Paul talked for a little while about the various attributes of systems
affecting scalability - NUMAness or the types of peripherals available, for
example - and the different kinds of workloads which might be encountered.
Scalability means different things in different situations. Linux
currently has a long list of concurrency control mechanisms (he showed a
full slide) and various data structures which are meant to be scalable.
Then he asked: what do we need now?
James Bottomley asserted that we still have not hit the scalability wall,
that the reductionist, lock-splitting approach continues to work.
Christoph Hellwig responded that the wall has indeed been hit in the
filesystem area, necessitating different approaches. So, for example, they
have had to create separate threads to deal with certain kinds of work in a
serialized manner.
Back around 2000 or so, Ted Ts'o said, there was a large, coordinated
effort to improve the scalability of the system, then things stopped for a
while. People are beginning to pay attention to the problem again, but the
work is much more ad hoc, without a visible grand plan. He
suggested that all maintainers should be looking at how well their
subsystems will work on systems with dozens of cores. Those systems are
out there and becoming more common; even if the maintainer doesn't see the
problems, users will. Steve Rostedt said that the realtime preemption
patches can be a good way to make scalability problems more visible without
the need to track down a 64-core system to test kernels on.
How much farther can scalability work go? Arjan van de Ven fears that we
will hit the locking cliff at some point. Ben Herrenschmidt thinks that
things are going fairly well, and that improvements in instrumentation have
made finding scalability problems easier. There's not much that we have
to change in how we are doing things. Tony Luck says that, with 64 cores
and 128 threads, every benchmark suffers; there are lots of "little BKLs"

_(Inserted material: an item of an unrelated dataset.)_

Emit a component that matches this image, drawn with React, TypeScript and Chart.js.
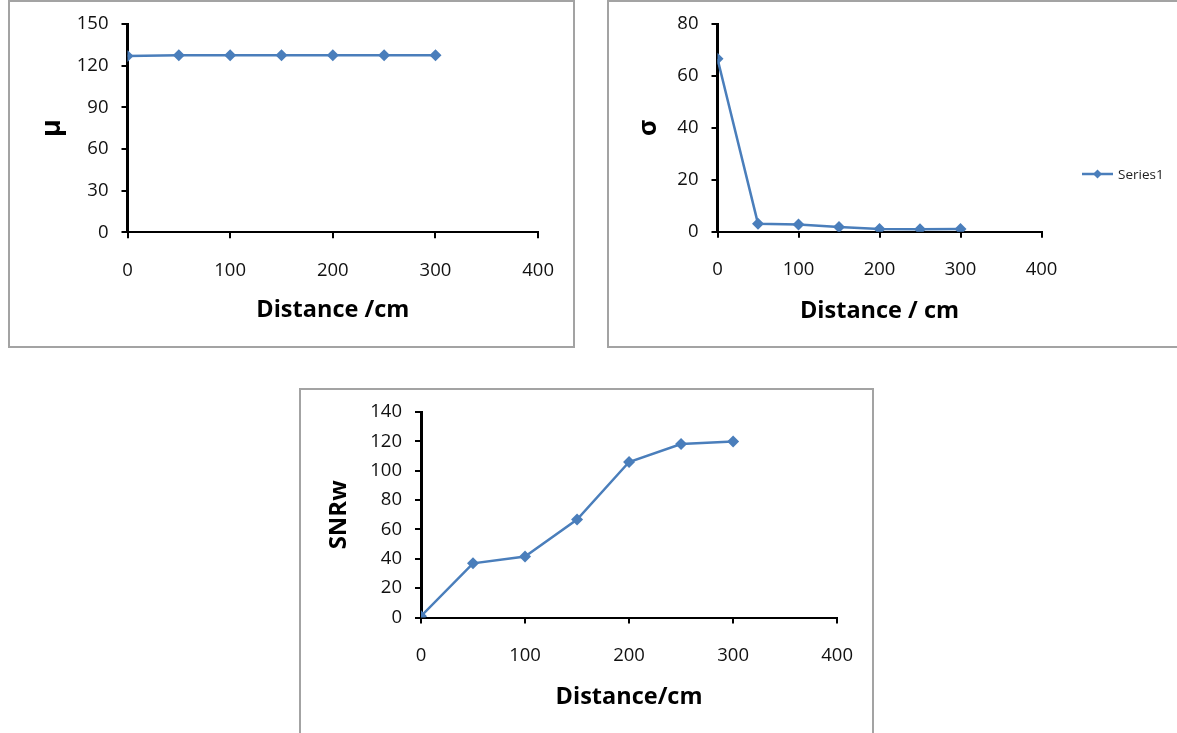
import React, { useEffect, useRef } from "react";
import { Chart, registerables } from "chart.js";

Chart.register(...registerables);

// ---- data ----
const distances = [0, 50, 100, 150, 200, 250, 300];
const muValues = [127.0, 127.5, 127.5, 127.5, 127.5, 127.5, 127.5];
const sigmaValues = [66.6, 3.1, 2.8, 1.8, 1.0, 0.9, 1.0];
const snrwValues = [0.9, 36.9, 41.6, 66.8, 106.0, 118.2, 120.0];
const xTicks = [0, 100, 200, 300, 400];
const muTicks = [0, 30, 60, 90, 120, 150];
const sigmaTicks = [0, 20, 40, 60, 80];
const snrwTicks = [0, 20, 40, 60, 80, 100, 120, 140];
const seriesName = "Series1";

const BLUE = "#4A7EBB";
const FONT = "'Open Sans', 'Liberation Sans', sans-serif";

type Spec = {
  values: number[];
  yTicks: number[];
  yTitle: string;
  yTitleSize: number;
  xTitle: string;
  w: number;
  h: number;
  area: { left: number; top: number; right: number; bottom: number };
  yTitleX: number;
  xTitleY: number;
  legend?: { x: number; y: number };
};

const legendPlugin = {
  id: "seriesLegend",
  afterDraw(chart: any, _args: any, opts: any) {
    if (!opts || opts.x == null) return;
    const ctx = chart.ctx;
    const ds = chart.data.datasets[0];
    const { x, y } = opts;
    ctx.save();
    ctx.strokeStyle = BLUE;
    ctx.lineWidth = 2.5;
    ctx.beginPath();
    ctx.moveTo(x, y);
    ctx.lineTo(x + 31, y);
    ctx.stroke();
    ctx.fillStyle = BLUE;
    const cx = x + 15.5;
    const r = 4.5;
    ctx.beginPath();
    ctx.moveTo(cx, y - r);
    ctx.lineTo(cx + r, y);
    ctx.lineTo(cx, y + r);
    ctx.lineTo(cx - r, y);
    ctx.closePath();
    ctx.fill();
    ctx.fillStyle = "#222";
    ctx.font = `13.5px ${FONT}`;
    ctx.textBaseline = "middle";
    ctx.textAlign = "left";
    ctx.fillText(ds.label, x + 36, y + 1);
    ctx.restore();
  },
};

function makeConfig(s: Spec): any {
  const xTitleFont = { family: FONT, size: 23.5, weight: "bold" as const, lineHeight: 1.2 };
  const yTitleFont = { family: FONT, size: s.yTitleSize, weight: "bold" as const, lineHeight: 1.2 };
  const xHalf = (23.5 * 1.2) / 2;
  const yHalf = (s.yTitleSize * 1.2) / 2;
  return {
    type: "line",
    data: {
      datasets: [
        {
          label: seriesName,
          data: distances.map((d, i) => ({ x: d, y: s.values[i] })),
          borderColor: BLUE,
          backgroundColor: BLUE,
          borderWidth: 2.5,
          pointStyle: "rectRot",
          pointRadius: 6,
          pointBorderWidth: 0,
          pointBackgroundColor: BLUE,
          tension: 0,
          fill: false,
        },
      ],
    },
    options: {
      responsive: false,
      animation: false,
      events: [],
      layout: {
        padding: {
          left: 0,
          top: s.area.top,
          right: s.w - s.area.right,
          bottom: 0,
        },
      },
      plugins: {
        legend: { display: false },
        tooltip: { enabled: false },
        seriesLegend: s.legend ? s.legend : {},
      },
      scales: {
        x: {
          type: "linear",
          min: xTicks[0],
          max: xTicks[xTicks.length - 1],
          afterBuildTicks: (sc: any) => {
            sc.ticks = xTicks.map((v) => ({ value: v }));
          },
          afterFit: (sc: any) => {
            sc.height = s.h - s.area.bottom;
          },
          grid: {
            display: true,
            drawOnChartArea: false,
            drawTicks: true,
            tickLength: 6,
            color: "#000",
            lineWidth: 2,
          },
          border: { display: true, color: "#000", width: 2 },
          ticks: {
            color: "#111",
            font: { family: FONT, size: 18.5 },
            padding: 21,
            maxRotation: 0,
          },
          title: {
            display: true,
            text: s.xTitle,
            color: "#000",
            font: xTitleFont,
            padding: { top: 0, bottom: s.h - s.xTitleY - xHalf },
          },
        },
        y: {
          type: "linear",
          min: s.yTicks[0],
          max: s.yTicks[s.yTicks.length - 1],
          afterBuildTicks: (sc: any) => {
            sc.ticks = s.yTicks.map((v) => ({ value: v }));
          },
          afterFit: (sc: any) => {
            sc.width = s.area.left;
          },
          grid: {
            display: true,
            drawOnChartArea: false,
            drawTicks: true,
            tickLength: 6,
            color: "#000",
            lineWidth: 2,
          },
          border: { display: true, color: "#000", width: 3 },
          ticks: {
            color: "#111",
            font: { family: FONT, size: 18.5 },
            padding: 13,
          },
          title: {
            display: true,
            text: s.yTitle,
            color: "#000",
            font: yTitleFont,
            padding: { top: s.yTitleX - yHalf, bottom: 0 },
          },
        },
      },
    },
    plugins: [legendPlugin],
  };
}

function ChartBox(props: { spec: Spec; left: number; top: number; boxW: number; boxH: number }) {
  const ref = useRef<HTMLCanvasElement | null>(null);
  const { spec, left, top, boxW, boxH } = props;
  useEffect(() => {
    if (!ref.current) return;
    const chart = new Chart(ref.current, makeConfig(spec));
    return () => chart.destroy();
  }, []);
  return (
    <>
      <div
        style={{
          position: "absolute",
          left,
          top,
          width: boxW,
          height: boxH,
          boxSizing: "border-box",
          border: "2px solid #a3a3a3",
          background: "#fff",
        }}
      />
      <canvas
        ref={ref}
        width={spec.w}
        height={spec.h}
        style={{ position: "absolute", left, top, width: spec.w, height: spec.h }}
      />
    </>
  );
}

const muSpec: Spec = {
  values: muValues,
  yTicks: muTicks,
  yTitle: "μ",
  yTitleSize: 27,
  xTitle: "Distance /cm",
  w: 567,
  h: 348,
  area: { left: 119.5, top: 23.3, right: 532.5, bottom: 232.3 },
  yTitleX: 44,
  xTitleY: 310,
};

const sigmaSpec: Spec = {
  values: sigmaValues,
  yTicks: sigmaTicks,
  yTitle: "σ",
  yTitleSize: 25,
  xTitle: "Distance / cm",
  w: 569,
  h: 348,
  area: { left: 110.5, top: 23.3, right: 434.5, bottom: 231.7 },
  yTitleX: 42,
  xTitleY: 311,
  legend: { x: 475, y: 174 },
};

const snrwSpec: Spec = {
  values: snrwValues,
  yTicks: snrwTicks,
  yTitle: "SNRw",
  yTitleSize: 24,
  xTitle: "Distance/cm",
  w: 575,
  h: 345,
  area: { left: 122, top: 22, right: 539, bottom: 229.5 },
  yTitleX: 40,
  xTitleY: 309,
};

export default function App() {
  return (
    <div
      style={{
        position: "absolute",
        left: 0,
        top: 0,
        width: 1177,
        height: 733,
        overflow: "hidden",
        background: "#fff",
      }}
    >
      <ChartBox spec={muSpec} left={8} top={0} boxW={567} boxH={348} />
      <ChartBox spec={sigmaSpec} left={607} top={0} boxW={580} boxH={348} />
      <ChartBox spec={snrwSpec} left={299} top={388} boxW={575} boxH={360} />
    </div>
  );
}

and each application hits a different one. It can be hard to find them all
before customers do.
Linus is relatively sanguine about the whole picture. He said that silicon
technology is getting closer to the absolute physical limits, so we'll not
have to worry about CPU scaling for a whole lot longer. So it's not worth
doing a whole lot on the kernel side; unless some wild new technology comes
along, there are limits to how much more scalability work will be required.